No longer defending DOMA

This week, the Department of Justice announced it would no longer defend part of the “Defense of Marriage Act.

Enacted in 1996, the law limits federal recognition of marriage to one man and one woman (Section 3). The law also exempts individual states from treating same-sex marriages valid in other states as equivalent to marriage (Section 2).

In a Feb. 23 statement, Attorney General Eric Holder said that after careful consideration, President Obama had determined that classifications based on sexual orientation should be more rigorously scrutinized.

Further, “The president has also concluded that Section 3 of DOMA, as applied to legally married same-sex couples, fails to meet that standard and is therefore unconstitutional.”

Based on this finding, the president has directed the DOJ not to defend Section 3 of the statute.

Though numerous lawsuits have been filed challenging the constitutionality of DOMA, the Department of Justice — even under Obama’s administration — has always backed it.

In his statement, Holder referenced two pending lawsuits: “Pedersen v. OPM” and “Windsor v. United States.”

The Pedersen case was filed in November in Connecticut. In the case, the couples involved were legally married in their home states and had applied for programs for which they were otherwise qualified. All had been denied program benefits based on DOMA.

In the Windsor case, filed in November in New York, the federal government refused to recognize a couple’s marriage for tax purposes, even though New York recognizes same-sex marriages performed elsewhere.

The Obama administration’s new statement on DOMA is significant for several reasons.

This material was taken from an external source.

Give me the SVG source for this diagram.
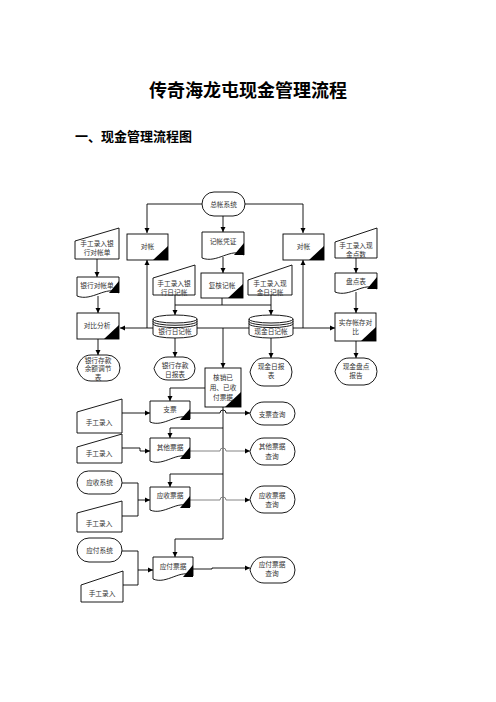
<svg xmlns="http://www.w3.org/2000/svg" width="496" height="702" viewBox="0 0 496 702">
<style>
.t{font-family:"Liberation Serif","Noto Sans CJK SC",serif;font-size:6.7px;fill:#333;text-anchor:middle;dominant-baseline:central}
.title{font-family:"Noto Sans CJK SC",sans-serif;font-weight:bold;fill:#000}
.s{fill:#fff;stroke:#000;stroke-width:0.9}
.tri{fill:#000;stroke:none}
.c{fill:none;stroke:#000;stroke-width:0.9}
.g{fill:none;stroke:#777;stroke-width:0.9}
</style>
<defs>
<marker id="a" markerWidth="6" markerHeight="6" refX="5" refY="3" orient="auto" markerUnits="userSpaceOnUse">
<path d="M0,0.5 L5,3 L0,5.5 Z" fill="#000"/>
</marker>
</defs>
<rect width="496" height="702" fill="#fff"/>
<text class="title" x="248" y="97" font-size="18" text-anchor="middle">传奇海龙屯现金管理流程</text>
<text class="title" x="75" y="141" font-size="13">一、现金管理流程图</text>

<g id="connectors">
<path class="c" d="M202,204 H147 V233" marker-end="url(#a)"/>
<path class="c" d="M245,204 H303 V233" marker-end="url(#a)"/>
<path class="c" d="M223,216 V232" marker-end="url(#a)"/>
<path class="c" d="M97,259 V277" marker-end="url(#a)"/>
<path class="c" d="M98,296 V313" marker-end="url(#a)"/>
<path class="c" d="M98,339 V355" marker-end="url(#a)"/>
<path class="c" d="M223,257 V273" marker-end="url(#a)"/>
<path class="c" d="M222,298 V305 M175,305 H271"/>
<path class="c" d="M175,295 V315" marker-end="url(#a)"/>
<path class="c" d="M271,295 V315" marker-end="url(#a)"/>
<path class="c" d="M153,328 H120" marker-end="url(#a)"/>
<path class="c" d="M147,328 V260" marker-end="url(#a)"/>
<path class="c" d="M293,328 H335" marker-end="url(#a)"/>
<path class="c" d="M303,328 V260" marker-end="url(#a)"/>
<path class="c" d="M197,328 H249"/>
<path class="c" d="M223,328 V368" marker-end="url(#a)"/>
<path class="c" d="M175,338 V357" marker-end="url(#a)"/>
<path class="c" d="M271,338 V358" marker-end="url(#a)"/>
<path class="c" d="M356,258 V273" marker-end="url(#a)"/>
<path class="c" d="M356,292 V313" marker-end="url(#a)"/>
<path class="c" d="M356,341 V358" marker-end="url(#a)"/>
<path class="c" d="M205,388 H170 V401" marker-end="url(#a)"/>
<path class="c" d="M223,407 V539 H175 V557" marker-end="url(#a)"/>
<path class="c" d="M223,428 H170 V438" marker-end="url(#a)"/>
<path class="c" d="M223,474 H170 V487" marker-end="url(#a)"/>
<path class="c" d="M190,413 H220 A3,3 0 0 1 226,413 H250" marker-end="url(#a)"/>
<path class="g" d="M190,451 H220 A3,3 0 0 1 226,451 H250" marker-end="url(#a)"/>
<path class="g" d="M190,500 H220 A3,3 0 0 1 226,500 H250" marker-end="url(#a)"/>
<path class="c" d="M193,569 H212 V568 H250" marker-end="url(#a)"/>
<path class="c" d="M122,413 H150" marker-end="url(#a)"/>
<path class="c" d="M122,448 H140 V451 H150" marker-end="url(#a)"/>
<path class="c" d="M122,483 H138 V516 H122 M138,500 H150" marker-end="url(#a)"/>
<path class="c" d="M122,551 H138 V585 H123 M138,570 H153" marker-end="url(#a)"/>
</g>

<g id="n_zongzhang">
<rect class="s" x="202" y="192" width="43" height="24" rx="12"/>
<text class="t" x="223.5" y="204">总帐系统</text>
</g>
<g id="n_duizhang_l">
<rect class="s" x="127" y="234" width="41" height="26"/>
<path class="tri" d="M153,260 L168,246 L168,260 Z"/>
<text class="t" x="147.5" y="246">对帐</text>
</g>
<g id="n_duizhang_r">
<rect class="s" x="283" y="234" width="41" height="26"/>
<path class="tri" d="M309,260 L324,246 L324,260 Z"/>
<text class="t" x="303.5" y="246">对帐</text>
</g>
<g id="n_jizhangpingzheng">
<path class="s" d="M202,232 H244 V255 C231,247 217,264 202,258 Z"/>
<path class="tri" d="M234,255 L244,243 L244,255 Z"/>
<text class="t" x="223" y="241">记帐凭证</text>
</g>
<g id="n_shougong_yhdzd">
<path class="s" d="M75,241 L119,228 L119,259 L75,259 Z"/>
<text class="t" x="97" y="243">手工录入银</text>
<text class="t" x="97" y="252.5">行对帐单</text>
</g>
<g id="n_shougong_xjds">
<path class="s" d="M335,242 L377,228 L377,258 L335,258 Z"/>
<text class="t" x="356" y="245">手工录入现</text>
<text class="t" x="356" y="254">金点数</text>
</g>
<g id="n_yinhangduizhangdan">
<path class="s" d="M77,277 H119 V293 C106,285 92,302 77,296 Z"/>
<path class="tri" d="M109,293 L119,281 L119,293 Z"/>
<text class="t" x="97" y="285">银行对帐单</text>
</g>
<g id="n_pandianbiao">
<path class="s" d="M335,273 H377 V289 C364,281 350,298 335,292 Z"/>
<path class="tri" d="M367,289 L377,277 L377,289 Z"/>
<text class="t" x="356" y="281">盘点表</text>
</g>
<g id="n_shougong_yhrjz">
<path class="s" d="M153,278 L195,265 L195,295 L153,295 Z"/>
<text class="t" x="174" y="283">手工录入银</text>
<text class="t" x="174" y="292">行日记帐</text>
</g>
<g id="n_fuhejizhang">
<rect class="s" x="201" y="273" width="42" height="25"/>
<path class="tri" d="M228,298 L243,284 L243,298 Z"/>
<text class="t" x="222" y="285">复核记帐</text>
</g>
<g id="n_shougong_xjrjz">
<path class="s" d="M248,280 L292,265 L292,295 L248,295 Z"/>
<text class="t" x="270" y="283">手工录入现</text>
<text class="t" x="270" y="292">金日记帐</text>
</g>
<g id="n_duibifenxi">
<rect class="s" x="77" y="313" width="42" height="26"/>
<path class="tri" d="M104,339 L119,325 L119,339 Z"/>
<text class="t" x="97" y="325">对比分析</text>
</g>
<g id="n_yinhangrijizhang">
<path class="s" d="M153,319 A22,4 0 0 1 197,319 V334 A22,4 0 0 1 153,334 Z"/>
<path class="c" d="M153,319 A22,4 0 0 0 197,319 M153,321.3 A22,4 0 0 0 197,321.3 M153,323.6 A22,4 0 0 0 197,323.6"/>
<text class="t" x="175" y="331">银行日记帐</text>
</g>
<g id="n_xianjinrijizhang">
<path class="s" d="M249,319 A22,4 0 0 1 293,319 V334 A22,4 0 0 1 249,334 Z"/>
<path class="c" d="M249,319 A22,4 0 0 0 293,319 M249,321.3 A22,4 0 0 0 293,321.3 M249,323.6 A22,4 0 0 0 293,323.6"/>
<text class="t" x="271" y="331">现金日记帐</text>
</g>
<g id="n_shicunduibi">
<rect class="s" x="335" y="313" width="41" height="28"/>
<path class="tri" d="M361,341 L376,327 L376,341 Z"/>
<text class="t" x="355.5" y="322">实存帐存对</text>
<text class="t" x="355.5" y="331">比</text>
</g>
<g id="n_yuetiaojiebiao">
<path class="s" d="M77,368 C79,361 83,355 91,355 H107 A13,13 0 0 1 107,381 H91 C83,381 79,375 77,368 Z"/>
<text class="t" x="98" y="360">银行存款</text>
<text class="t" x="98" y="368.5">余额调节</text>
<text class="t" x="98" y="377">表</text>
</g>
<g id="n_yinhangribaobiao">
<path class="s" d="M154,368.5 C156,362 160,357 168,357 H183 A12,11.5 0 0 1 183,380 H168 C160,380 156,375 154,368.5 Z"/>
<text class="t" x="175" y="365">银行存款</text>
<text class="t" x="175" y="374">日报表</text>
</g>
<g id="n_xianjinribaobiao">
<path class="s" d="M250,372 C252,364 256,358 264,358 H279 A13,14 0 0 1 279,386 H264 C256,386 252,380 250,372 Z"/>
<text class="t" x="271" y="366">现金日报</text>
<text class="t" x="271" y="375">表</text>
</g>
<g id="n_xianjinpandianbaogao">
<path class="s" d="M335,371.5 C337,364 341,358 349,358 H364 A13,13.5 0 0 1 364,385 H349 C341,385 337,379 335,371.5 Z"/>
<text class="t" x="356" y="366">现金盘点</text>
<text class="t" x="356" y="375">报告</text>
</g>
<g id="n_hexiao">
<rect class="s" x="205" y="368" width="36" height="39"/>
<path class="tri" d="M225,407 L241,392 L241,407 Z"/>
<text class="t" x="223" y="377">核销已</text>
<text class="t" x="223" y="387">用、已收</text>
<text class="t" x="223" y="397">付票据</text>
</g>
<g id="n_shougong1">
<path class="s" d="M77,412 L122,399 L122,433 L77,433 Z"/>
<text class="t" x="99" y="422">手工录入</text>
</g>
<g id="n_zhipiao">
<path class="s" d="M150,401 H190 V419 C178,411 164,428 150,422 Z"/>
<path class="tri" d="M180,420 L190,409 L190,420 Z"/>
<text class="t" x="170" y="409">支票</text>
</g>
<g id="n_zhipiaochaxun">
<path class="s" d="M250,413.5 C252,407 256,402 264,402 H283 A12,11.5 0 0 1 283,425 H264 C256,425 252,420 250,413.5 Z"/>
<text class="t" x="272" y="414">支票查询</text>
</g>
<g id="n_shougong2">
<path class="s" d="M77,447 L122,434 L122,463 L77,463 Z"/>
<text class="t" x="99" y="453">手工录入</text>
</g>
<g id="n_qitapiaoju">
<path class="s" d="M150,438 H190 V458 C178,450 164,467 150,461 Z"/>
<path class="tri" d="M180,459 L190,447 L190,459 Z"/>
<text class="t" x="170" y="447">其他票据</text>
</g>
<g id="n_qitapiaojuchaxun">
<path class="s" d="M250,451.5 C252,444 256,438 264,438 H282 A13,13.5 0 0 1 282,465 H264 C256,465 252,459 250,451.5 Z"/>
<text class="t" x="272" y="446">其他票据</text>
<text class="t" x="272" y="456">查询</text>
</g>
<g id="n_yingshouxitong">
<rect class="s" x="77" y="471" width="45" height="23" rx="11.5"/>
<text class="t" x="99.5" y="482.5">应收系统</text>
</g>
<g id="n_yingshoupiaoju">
<path class="s" d="M150,487 H190 V507 C178,499 164,516 150,510 Z"/>
<path class="tri" d="M180,508 L190,496 L190,508 Z"/>
<text class="t" x="170" y="495">应收票据</text>
</g>
<g id="n_yingshoupiaojuchaxun">
<path class="s" d="M250,499.5 C252,492 256,486 264,486 H282 A13,13.5 0 0 1 282,513 H264 C256,513 252,507 250,499.5 Z"/>
<text class="t" x="272" y="495">应收票据</text>
<text class="t" x="272" y="504">查询</text>
</g>
<g id="n_shougong3">
<path class="s" d="M77,513 L122,501 L122,532 L77,532 Z"/>
<text class="t" x="99" y="523">手工录入</text>
</g>
<g id="n_yingfuxitong">
<rect class="s" x="77" y="538" width="45" height="24" rx="12"/>
<text class="t" x="99.5" y="550">应付系统</text>
</g>
<g id="n_yingfupiaoju">
<path class="s" d="M153,557 H193 V576 C181,568 167,585 153,579 Z"/>
<path class="tri" d="M183,577 L193,565 L193,577 Z"/>
<text class="t" x="173" y="566">应付票据</text>
</g>
<g id="n_yingfupiaojuchaxun">
<path class="s" d="M250,570 C252,563 256,557 264,557 H282 A13,13 0 0 1 282,583 H264 C256,583 252,577 250,570 Z"/>
<text class="t" x="272" y="564">应付票据</text>
<text class="t" x="272" y="573">查询</text>
</g>
<g id="n_shougong4">
<path class="s" d="M81,585 L123,571 L123,602 L81,602 Z"/>
<text class="t" x="102" y="593">手工录入</text>
</g>
</svg>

First, it acknowledges that the DOJ has defended DOMA in several challenges: In those cases, it was challenged in jurisdictions that had circuit court precedents that held that singling out people based on sexual orientation was constitutional if there was a rational basis for the law.

The cases Holder references are under consideration in the 2nd Circuit, which doesn’t have a precedent on how laws related to sexual orientation should be considered.

For the first time, the DOJ had to consider if laws regarding sexual orientation should be subject to a more permissive or a more rigorous standard of review.

Based on a “documented history of discrimination,” the president determined and Holder concurred that classifications based on sexual orientation should be “subject to a more heightened standard of scrutiny.”

Second, it states that DOJ will continue as a party in the aforementioned cases, but will not defend the constitutionality of Section 3. Holder does, however, state he will invite members of Congress to defend it if they wish.

Finally, Holder said DOJ attorneys will advise courts with pending DOMA litigation that a heightened standard should apply, that Section 3 is unconstitutional and that DOJ will not defend it.

If this determination stands, either the courts or Congress will need to take action to fully overturn it.